A prevailing party can seek attorneys’ fees under 35 U.S.C. § 285, which states: “The Court in exceptional cases may award reasonable attorneys’ fees to the prevailing party.” In order to obtain attorneys’ fees, the prevailing party must prove by clear and convincing evidence that the case is “exceptional.” Courts will award fees to prevailing accused infringers only when necessary to prevent “a gross injustice” to the accused infringer. Absent misconduct in patent prosecution or litigation, the case is exceptional “only if both (1) the litigation is brought in subjective bad faith, and (2) the litigation is objectively baseless.” Brooks Furniture Mfg., Inc. v. Duetailier Int.l, Inc., 393 F.3d 1378, 1381 (Fed. Cir. 2005).
In the case before the Supreme Court, Octane Fitness, was sued by Icon Health and Fitness, Inc. for patent infringement. The District Court granted summary judgment of non-infringement in favor of Octane Fitness and the Federal Circuit affirmed. Both the District Court and the Federal Circuit rejected Octane’s assertion that Icon’s infringement allegations were baseless and, therefore, denied Octane’s request that the case was exceptional under section 285. The Federal Circuit also rejected Octane’s argument that the standard for proving exceptional case was “overly restrictive” and that it would not lower the standard to “objectively unreasonable.”

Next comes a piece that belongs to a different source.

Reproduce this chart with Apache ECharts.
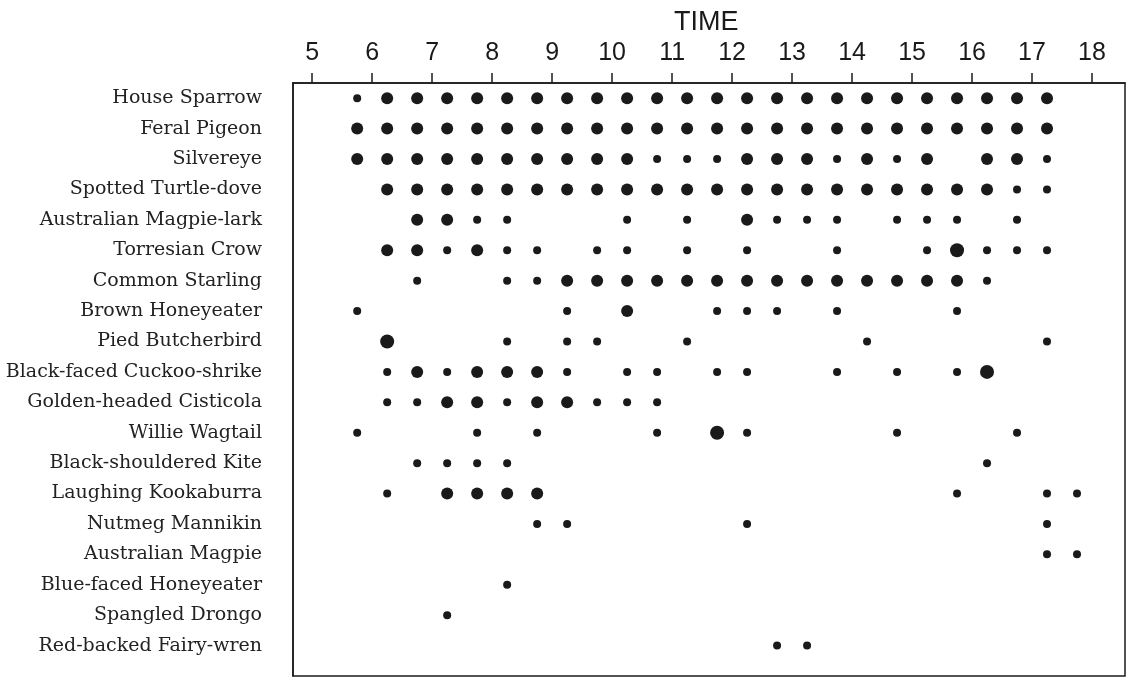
<!DOCTYPE html>
<html>
<head>
<meta charset="utf-8">
<script src="https://cdn.jsdelivr.net/npm/echarts@6/dist/echarts.min.js"></script>
<style>
  html, body { margin: 0; padding: 0; background: #fff; }
  #chart { width: 1126px; height: 677px; }
</style>
</head>
<body>
<div id="chart"></div>
<script>
// species, top to bottom
var species = [
    'House Sparrow', 'Feral Pigeon', 'Silvereye', 'Spotted Turtle-dove',
    'Australian Magpie-lark', 'Torresian Crow', 'Common Starling',
    'Brown Honeyeater', 'Pied Butcherbird', 'Black-faced Cuckoo-shrike',
    'Golden-headed Cisticola', 'Willie Wagtail', 'Black-shouldered Kite',
    'Laughing Kookaburra', 'Nutmeg Mannikin', 'Australian Magpie',
    'Blue-faced Honeyeater', 'Spangled Drongo', 'Red-backed Fairy-wren'
];
var hourTicks = [5, 6, 7, 8, 9, 10, 11, 12, 13, 14, 15, 16, 17, 18];

// [time, dot class] 1 = small, 2 = large, 3 = very large
var houseSparrow = [[5.75,1],[6.25,2],[6.75,2],[7.25,2],[7.75,2],[8.25,2],[8.75,2],[9.25,2],[9.75,2],[10.25,2],[10.75,2],[11.25,2],[11.75,2],[12.25,2],[12.75,2],[13.25,2],[13.75,2],[14.25,2],[14.75,2],[15.25,2],[15.75,2],[16.25,2],[16.75,2],[17.25,2]];
var feralPigeon = [[5.75,2],[6.25,2],[6.75,2],[7.25,2],[7.75,2],[8.25,2],[8.75,2],[9.25,2],[9.75,2],[10.25,2],[10.75,2],[11.25,2],[11.75,2],[12.25,2],[12.75,2],[13.25,2],[13.75,2],[14.25,2],[14.75,2],[15.25,2],[15.75,2],[16.25,2],[16.75,2],[17.25,2]];
var silvereye = [[5.75,2],[6.25,2],[6.75,2],[7.25,2],[7.75,2],[8.25,2],[8.75,2],[9.25,2],[9.75,2],[10.25,2],[10.75,1],[11.25,1],[11.75,1],[12.25,2],[12.75,2],[13.25,2],[13.75,1],[14.25,2],[14.75,1],[15.25,2],[16.25,2],[16.75,2],[17.25,1]];
var turtleDove = [[6.25,2],[6.75,2],[7.25,2],[7.75,2],[8.25,2],[8.75,2],[9.25,2],[9.75,2],[10.25,2],[10.75,2],[11.25,2],[11.75,2],[12.25,2],[12.75,2],[13.25,2],[13.75,2],[14.25,2],[14.75,2],[15.25,2],[15.75,2],[16.25,2],[16.75,1],[17.25,1]];
var magpieLark = [[6.75,2],[7.25,2],[7.75,1],[8.25,1],[10.25,1],[11.25,1],[12.25,2],[12.75,1],[13.25,1],[13.75,1],[14.75,1],[15.25,1],[15.75,1],[16.75,1]];
var torresianCrow = [[6.25,2],[6.75,2],[7.25,1],[7.75,2],[8.25,1],[8.75,1],[9.75,1],[10.25,1],[11.25,1],[12.25,1],[13.75,1],[15.25,1],[15.75,3],[16.25,1],[16.75,1],[17.25,1]];
var starling = [[6.75,1],[8.25,1],[8.75,1],[9.25,2],[9.75,2],[10.25,2],[10.75,2],[11.25,2],[11.75,2],[12.25,2],[12.75,2],[13.25,2],[13.75,2],[14.25,2],[14.75,2],[15.25,2],[15.75,2],[16.25,1]];
var brownHoneyeater = [[5.75,1],[9.25,1],[10.25,2],[11.75,1],[12.25,1],[12.75,1],[13.75,1],[15.75,1]];
var butcherbird = [[6.25,3],[8.25,1],[9.25,1],[9.75,1],[11.25,1],[14.25,1],[17.25,1]];
var cuckooShrike = [[6.25,1],[6.75,2],[7.25,1],[7.75,2],[8.25,2],[8.75,2],[9.25,1],[10.25,1],[10.75,1],[11.75,1],[12.25,1],[13.75,1],[14.75,1],[15.75,1],[16.25,3]];
var cisticola = [[6.25,1],[6.75,1],[7.25,2],[7.75,2],[8.25,1],[8.75,2],[9.25,2],[9.75,1],[10.25,1],[10.75,1]];
var willieWagtail = [[5.75,1],[7.75,1],[8.75,1],[10.75,1],[11.75,3],[12.25,1],[14.75,1],[16.75,1]];
var kite = [[6.75,1],[7.25,1],[7.75,1],[8.25,1],[16.25,1]];
var kookaburra = [[6.25,1],[7.25,2],[7.75,2],[8.25,2],[8.75,2],[15.75,1],[17.25,1],[17.75,1]];
var mannikin = [[8.75,1],[9.25,1],[12.25,1],[17.25,1]];
var magpie = [[17.25,1],[17.75,1]];
var blueFaced = [[8.25,1]];
var drongo = [[7.25,1]];
var fairyWren = [[12.75,1],[13.25,1]];

var rows = [houseSparrow, feralPigeon, silvereye, turtleDove, magpieLark,
    torresianCrow, starling, brownHoneyeater, butcherbird, cuckooShrike,
    cisticola, willieWagtail, kite, kookaburra, mannikin, magpie,
    blueFaced, drongo, fairyWren];

var dotSize = { 1: 8, 2: 12, 3: 14 };

var points = [];
rows.forEach(function (row, i) {
    row.forEach(function (p) {
        points.push([p[0], i, p[1]]);
    });
});

var chart = echarts.init(document.getElementById('chart'));
var option = {
    backgroundColor: '#fff',
    animation: false,
    title: {
        text: 'TIME',
        left: 669,
        top: 4,
        textStyle: { fontFamily: 'Liberation Sans', fontSize: 27, fontWeight: 'normal', color: '#1a1a1a' }
    },
    grid: {
        left: 293, top: 83, right: 1, bottom: 1,
        show: true, borderColor: '#1a1a1a', borderWidth: 1.5
    },
    xAxis: {
        type: 'value',
        position: 'top',
        min: 4.68,
        max: 18.55,
        axisLine: { show: true, onZero: false, lineStyle: { color: '#1a1a1a', width: 1.5 } },
        axisTick: { show: true, inside: false, length: 10, customValues: hourTicks, lineStyle: { color: '#1a1a1a', width: 1.5 } },
        axisLabel: {
            customValues: hourTicks,
            margin: 17,
            fontFamily: 'Liberation Sans',
            fontSize: 25,
            color: '#1a1a1a'
        },
        splitLine: { show: false }
    },
    yAxis: {
        type: 'value',
        inverse: true,
        min: -0.5,
        max: 19,
        interval: 0.5,
        axisLine: { show: true, onZero: false, lineStyle: { color: '#1a1a1a', width: 1.5 } },
        axisTick: { show: false },
        axisLabel: {
            margin: 31,
            fontFamily: 'DejaVu Serif',
            fontSize: 19,
            color: '#222',
            formatter: function (v) {
                return Number.isInteger(v) && species[v] ? species[v] : '';
            }
        },
        splitLine: { show: false }
    },
    series: [{
        type: 'scatter',
        data: points,
        symbol: 'circle',
        symbolSize: function (v) { return dotSize[v[2]]; },
        itemStyle: { color: '#1a1a1a', opacity: 1 }
    }]
};
chart.setOption(option);
</script>
</body>
</html>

The United States Supreme Court granted Octane’s request for review, thus agreeing to review the standard under section 285. Notably, the Supreme Court will decide whether the “exceptional” case standard as applied in patent cases is too restrictive. Octane argued that Icon pursued its patent infringement claim in bad faith, but also wanted the Supreme Court to determine whether the Federal Circuit’s standard is simply too difficult to meet. Octane noted in its petition for review that only 1% of cases meet the current exceptional case standard, and that the Supreme Court should loosen the standard in order to deter the “assertion of spurious claims.”